▶ **What to do**
Everything from the first line of the data through the line with "import matplotlib.transforms as mtransforms" is to be echoed exactly, minus the pictures.

▶ **Records supplied**
▼

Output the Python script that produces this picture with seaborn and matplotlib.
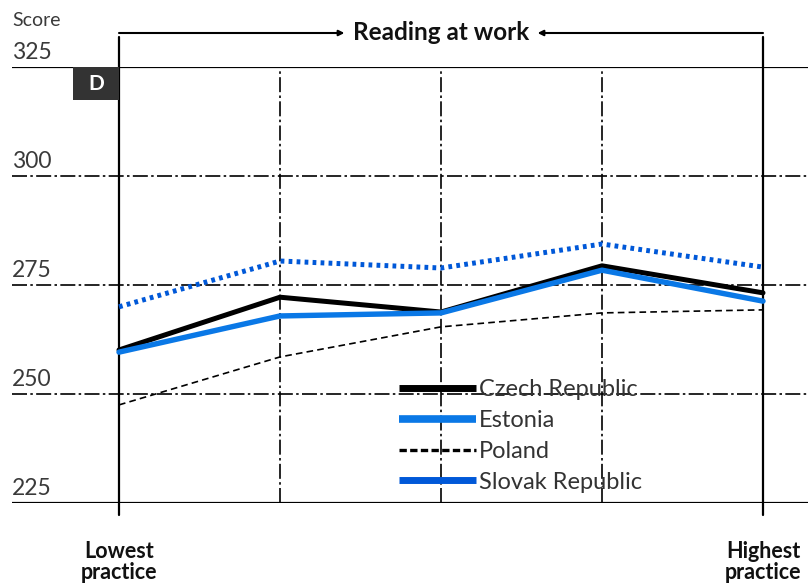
import numpy as np
import pandas as pd
import seaborn as sns
import matplotlib
matplotlib.use("Agg")
import matplotlib.pyplot as plt
from matplotlib.lines import Line2D
from matplotlib.patches import Rectangle
import matplotlib.transforms as mtransforms

# ---- data ----
positions = [0, 1, 2, 3, 4]
czech = [260.1, 272.2, 268.8, 279.4, 273.2]
estonia = [259.6, 267.9, 268.6, 278.4, 271.3]
poland = [247.5, 258.5, 265.4, 268.6, 269.3]
slovak = [270.0, 280.5, 278.9, 284.4, 279.1]
series_names = ["Czech Republic", "Estonia", "Poland", "Slovak Republic"]
yticks = [225, 250, 275, 300, 325]
x_labels = ["Lowest\npractice", "Highest\npractice"]
title = "Reading at work"
panel = "D"

sns.set_theme(style="white")
plt.rcParams['font.family'] = ['Lato', 'DejaVu Sans']

W, H = 808, 585
fig = plt.figure(figsize=(W / 100, H / 100), dpi=100)
# axes spanning from x=12px to right edge; y from 67px (325) to 503px (225)
ax = fig.add_axes([12 / W, (H - 503) / H, (W - 12) / W, (503 - 67) / H])
ax.set_ylim(225, 325)
ax.set_xlim(-107 / 161, (796 - 107) / 161)
ax.axis("off")

grid_kw = dict(color="black", lw=1.2, dashes=(9, 2, 1.5, 2), zorder=1)
lbl_tr = mtransforms.blended_transform_factory(ax.transAxes, ax.transData) + \
    mtransforms.ScaledTranslation(0, 3 / 72, fig.dpi_scale_trans)
for v in yticks:
    if v in (225, 325):
        ax.axhline(v, color="black", lw=1.6, zorder=1)
    else:
        ax.axhline(v, **grid_kw)
    ax.text(0.0, v, str(v), transform=lbl_tr,
            ha="left", va="bottom", fontsize=16.5, color="#3a3a3a")

for x in positions[1:-1]:
    ax.axvline(x, **grid_kw)

# outer vertical bracket lines (extend above and below plot)
bt = mtransforms.blended_transform_factory(ax.transData, fig.transFigure)
for x in (positions[0], positions[-1]):
    ax.add_line(Line2D([x, x], [1 - 515 / H, 1 - 37 / H], transform=bt, color="black",
                       lw=1.6, clip_on=False, zorder=2))

df = pd.DataFrame({"x": positions * 4,
                   "score": czech + estonia + poland + slovak,
                   "country": np.repeat(series_names, 5)})

styles = {
    "Czech Republic": dict(color="black", lw=3.6, ls="-"),
    "Estonia": dict(color="#0a78e6", lw=3.9, ls="-"),
    "Poland": dict(color="black", lw=1.2, ls=(0, (4, 2.5))),
    "Slovak Republic": dict(color="#0058d8", lw=3.6, ls=(0, (0.75, 0.85))),
}
for i, name in enumerate(series_names):
    st = styles[name]
    sns.lineplot(data=df[df.country == name], x="x", y="score", ax=ax, color=st["color"],
                 linewidth=st["lw"], linestyle=st["ls"], legend=False, zorder=3 + i,
                 errorbar=None)
ax.axis("off")

# legend
handles = [Line2D([], [], color="black", lw=5, solid_capstyle="butt"),
           Line2D([], [], color="#0a78e6", lw=5.5, solid_capstyle="butt"),
           Line2D([], [], color="black", lw=2.4, ls=(0, (2.2, 1)), dash_capstyle="butt"),
           Line2D([], [], color="#0058d8", lw=5.0, solid_capstyle="butt")]
leg = ax.legend(handles, series_names, loc="upper left",
                bbox_to_anchor=(399 / W, 1 - 379 / H), bbox_transform=fig.transFigure,
                frameon=False, fontsize=17, handlelength=3.25, handletextpad=0.12,
                labelspacing=0.42, borderaxespad=0, borderpad=0)
for t in leg.get_texts():
    t.set_color("#333333")

# title with arrows
ty = 1 - 33 / H
ax.text(2, ty, title, transform=bt, ha="center", va="center", fontsize=17.5,
        fontweight="bold", color="#111111")
ax.annotate("", xy=(1.40, ty), xytext=(0, ty), xycoords=bt, textcoords=bt,
            arrowprops=dict(arrowstyle="-|>", color="black", lw=1.5, mutation_scale=8,
                            shrinkA=0, shrinkB=0))
ax.annotate("", xy=(2.60, ty), xytext=(4, ty), xycoords=bt, textcoords=bt,
            arrowprops=dict(arrowstyle="-|>", color="black", lw=1.5, mutation_scale=8,
                            shrinkA=0, shrinkB=0))

# x labels
for px, lab in zip((positions[0], positions[-1]), x_labels):
    ax.text(px, 1 - 562 / H, lab, transform=bt, ha="center", va="center",
            fontsize=15.5, fontweight="bold", color="#111111", linespacing=1.05)

# Score label
fig.text(12 / W, 1 - 20 / H, "Score", ha="left", va="center", fontsize=14, color="#3a3a3a")

# panel box
fig.patches.append(Rectangle((73 / W, 1 - 100 / H), 46 / W, 33 / H, transform=fig.transFigure,
                             facecolor="#333333", edgecolor="none", zorder=5))
fig.text(96 / W, 1 - 84 / H, panel, ha="center", va="center", fontsize=15,
         fontweight="bold", color="white", zorder=6)

fig.savefig("out.png", dpi=100)
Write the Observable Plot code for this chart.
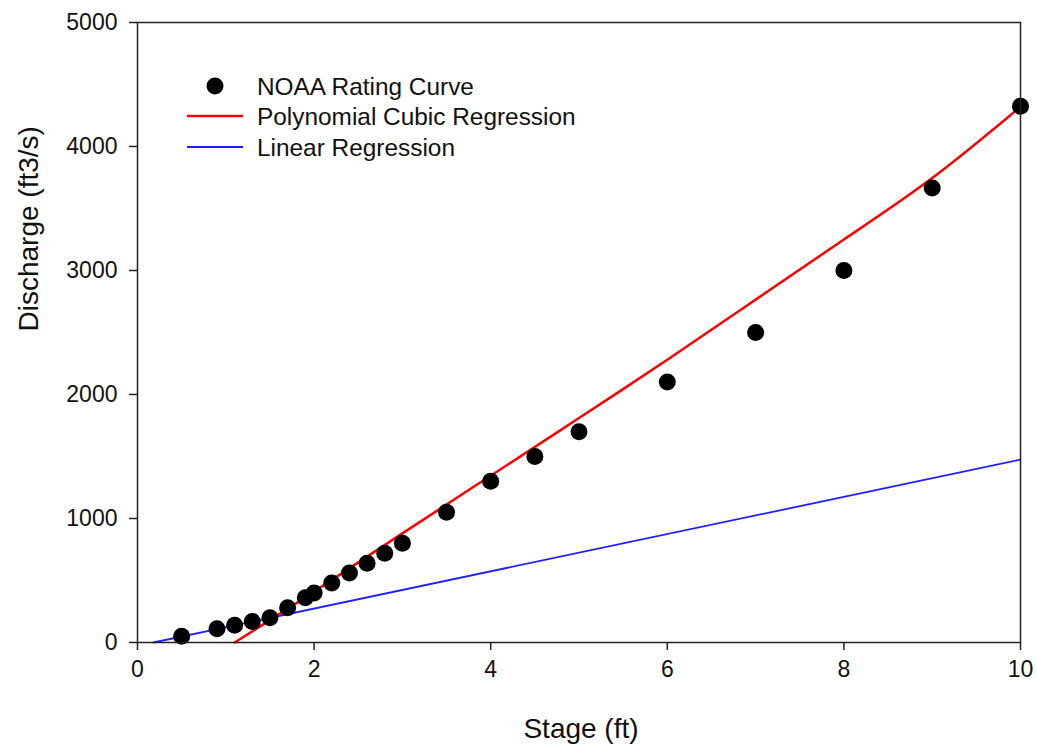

▲

▶ **Worked answer**
Output the Python script that produces this picture with seaborn and matplotlib.
import numpy as np
import pandas as pd
import seaborn as sns
import matplotlib
matplotlib.use("Agg")
import matplotlib.pyplot as plt
from matplotlib.lines import Line2D
from matplotlib.patches import Rectangle
import matplotlib.transforms as mtransforms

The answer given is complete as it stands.